弁護士は依頼者の代弁者で、正義の味方ではない

最近、大阪市の橋下市長をはじめ、弁護士の言動が問題となっているようで、「弁護士なのになぜ」と疑問を持つ方もいるに違いない。

だが、弁護士は、本来事件の依頼者の代弁者であり、正義の味方でもなんでもないことを経験したことがある。

港湾局の財産担当係長をやっていた時だから、多分1981年頃だったと思う。

某市会議員からの電話があり、財産のことである人に会ってほしいという。

市議会の控室に行くと、2人の男がいて、70歳くらいだった。

要件は、磯子区と中区の境界、当時は「横浜日赤病院の土地は、本来私の土地だから、私に遣せ」というものだった。

     

そこは、その後日赤病院が、横浜市港湾病院の運営主体となり、新山下に移転し、跡地は売却したので、今では民間の住宅等になっている。

この場所は、元々は明治時代から埋立工事を横浜市がやっていた。

当時の計画図を見ると、高級な住宅地で、きちんと区画されて海沿いのリゾートのような住宅を目指していた。

言ってみれば、千葉の浦安のようなウオーターフロントの住宅地であり、

「大正末にこんなことを考えていたのか」と驚いたものだ。

だが、この横浜市の埋立は昭和初期に中断されてしまった。恐慌と日中戦争の激化で、そのまま中途で放置されたようだ。

それを再開してのは、米占領軍である。

彼らは(PD工事と言うのだが)、占領軍の命令工事として、当時市内にあった戦災のガレキ等をこの一帯に捨てさせた。

そして、それは土地となり、横浜市のものとして竣工し、民間に売却して日赤病院になったのである。

また、今は根岸線の根岸駅の海側のエリアも、いろいろな複雑な経緯があったが、戦後横浜市が埋立して日本石油に売却されて製油所になった。

さて、問題は、「日赤病院の土地が自分のものだ」と主張するおじさんは、そのPD工事を米軍から受託した業者だったと言う。

そして、「工事代金は出せないが、その代わりに完成後は土地を上げる」という約束を米軍司令官から言われたというのだ。

随分面白いことがあるものだが、「その証拠書類はあるのですか」と聞く。

「当時占領軍の命令は絶対で、書類などはない。
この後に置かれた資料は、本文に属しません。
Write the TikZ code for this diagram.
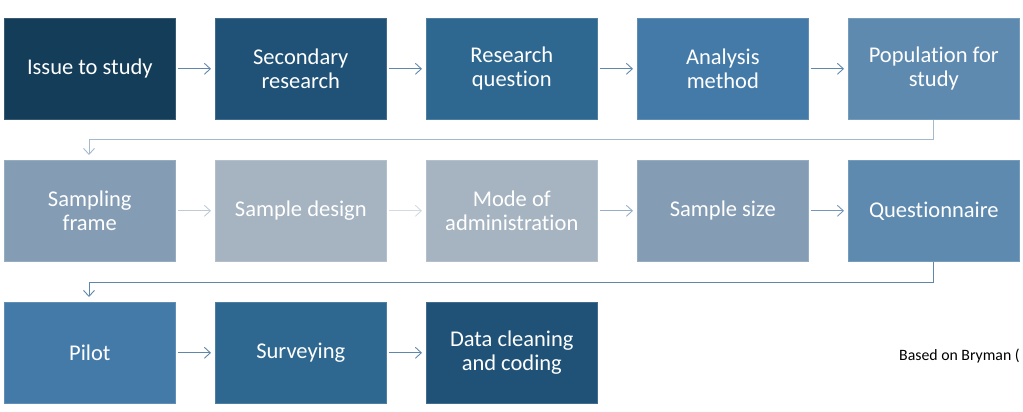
\documentclass[tikz,border=0pt]{standalone}
\usepackage{fontspec}
\setmainfont[Ligatures=NoCommon]{Carlito}
\usetikzlibrary{arrows.meta}
\definecolor{cA}{RGB}{20,61,89}
\definecolor{cB}{RGB}{31,82,118}
\definecolor{cC}{RGB}{46,104,144}
\definecolor{cD}{RGB}{68,122,168}
\definecolor{cE}{RGB}{94,138,176}
\definecolor{cF}{RGB}{132,157,181}
\definecolor{cG}{RGB}{166,180,193}
\definecolor{aA}{RGB}{95,135,172}
\definecolor{aB}{RGB}{165,185,205}
\definecolor{aC}{RGB}{190,202,214}
\definecolor{aD}{RGB}{210,218,226}
\definecolor{aE}{RGB}{150,175,200}
\definecolor{aF}{RGB}{115,150,185}
\begin{document}
\begin{tikzpicture}[x=1pt,y=-1pt,
  box/.style={fill=#1,draw=#1!85!white,line width=0.6pt,minimum width=171pt,minimum height=101pt,
    text=white,align=center,font=\fontsize{22.5}{24}\selectfont,inner sep=0pt,anchor=north west},
  conn/.style={draw=#1,line width=1pt,-{Straight Barb[length=6pt,width=11pt,line width=0.9pt]}}]
\useasboundingbox (0,0) rectangle (1023,412);
% row 1
\node[box=cA] (n1) at (4,18) {Issue to study};
\node[box=cB] (n2) at (215,18) {Secondary\\research};
\node[box=cC] (n3) at (426,18) {Research\\question};
\node[box=cD] (n4) at (637,18) {Analysis\\method};
\node[box=cE] (n5) at (848,18) {Population for\\study};
% row 2
\node[box=cF] (n6) at (4,160) {Sampling\\frame};
\node[box=cG] (n7) at (215,160) {Sample design};
\node[box=cG] (n8) at (426,160) {Mode of\\administration};
\node[box=cF] (n9) at (637,160) {Sample size};
\node[box=cE] (n10) at (848,160) {Questionnaire};
% row 3
\node[box=cD] (n11) at (4,302) {Pilot};
\node[box=cC] (n12) at (215,302) {Surveying};
\node[box=cB] (n13) at (426,302) {Data cleaning\\and coding};
\node[anchor=base west,inner sep=0pt,font=\fontsize{15.8}{18}\selectfont] (src) at (899,360) {Based on Bryman (};
% connectors
\foreach \a/\b/\c in {n1/n2/aA,n2/n3/aA,n3/n4/aA,n4/n5/aA,n6/n7/aC,n7/n8/aD,n8/n9/aE,n9/n10/aF,n11/n12/aA,n12/n13/aA}{
  \draw[conn=\c] ([xshift=2pt]\a.east) -- ([xshift=-4pt]\b.west);
}
\coordinate (t1) at (89,155);
\coordinate (t2) at (89,297);
\draw[conn=aB] (n5.south) -- ++(0,20) -| (t1);
\draw[conn=aA] (n10.south) -- ++(0,21) -| (t2);
\end{tikzpicture}
\end{document}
口約束だ、若いお前たちには分からないだろうが・・・」と怒ㇼだす。

陪席していた弁護士も、「そうだ、そうだ」と言う。

「では、書類の問題は別として、1960年代に当該地の埋立が完成した時、あなたは何故我々の土地だと訴えを起こさなかったのですか」と聞く。

すると、「その頃は仕事が忙しくて・・・」などと言う。

ともかく、その場は1時間半くらいで終わった。

その後すぐに、私はパシフィコ横浜に異動したのだが、彼らは何度も来て、自分たちの主張を繰り返したようだ。

このPD工事で根岸駅周辺の埋立ができたことについては、横浜の歴史の大家であるTさんにお聞きすると、一応その通りだが、売却代金云々は嘘に違いないとのことだった。

PD工事とは、procurement developement 工事で、米軍からの命令工事のことだそうだ。

 因みに、一緒に来た弁護士は、本当に東大卒の弁護士だった。だが、高齢になるとろくに仕事もないので、なんでもやるのではないかとのことだった。

この時、思ったのは弁護士と言うものは、依頼者の言い分をどうにでも代弁する者であり、公正な法の執行を目指す者ではないという貴重な教訓だった。